La verdad que podemos abarcar es la que cabe entre las dos piernas de nuestro compás. Permaneciendo en nuestra esfera procuremos en este dominio reducido ver claramente y obrar como sabios. Lo que importa son nuestros actos y no las teorías en las que podemos complacernos.

Hagamos el propósito de obrar bien y la Verdadera Luz nos será dada en la medida necesaria para poder trabajar útilmente. Como es del todo imposible saberlo todo, sepamos contentarnos con poco, pero profundicemos y aprendamos bien.

El Sabio cuando es modesto, lejos de aspirar a la omnisciencia aprende a ignorar lo que muchos pretenden saber. Aplica su inteligencia a la ejecución de la tarea que le incumbe en la Magna Obra. Poco importa que su alcance sea muy reducido con tal que sepa responde a lo que de él se espera. Cada uno de nosotros abarca tan sólo una ínfima porción del inmenso plano de conjunto del Gran Arquitecto del Universo. Trabajar de acuerdo con las instrucciones recibidas es lo suficiente. Y no puede existir Sabiduría alguna que supere a la que nos inspira el cumplimiento de nuestro destino.

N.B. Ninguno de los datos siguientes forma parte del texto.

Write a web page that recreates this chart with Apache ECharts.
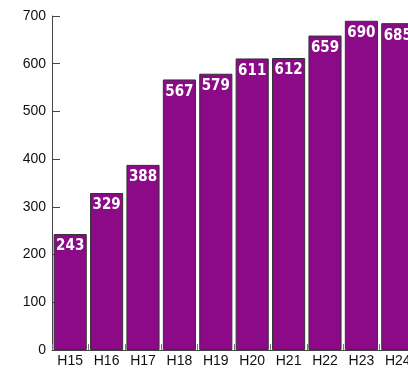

Tengamos el ferviente deseo de llenar fielmente el cometido de nuestra función vital y busquemos ver claro, pues es indispensable para nuestros fines. Podemos tener la seguridad de encontrar esta luz, la verdadera, la que inspirará nuestros actos sin temor a que nos equivoquemos, gracias a la veracidad de nuestro sacrificio en aras del bien de todos.

Sabio es el que quiere lo que la sabiduría nos aconseja al decirnos: “Paz en la tierra a los hombres de buena voluntad”, fórmula legada por la alta sabiduría iniciática. Quiera Dios que sepan comprender bien todo su alcance, los Constructores llamados a construir lo que quiere ser edificado, en nosotros como fuera de nosotros.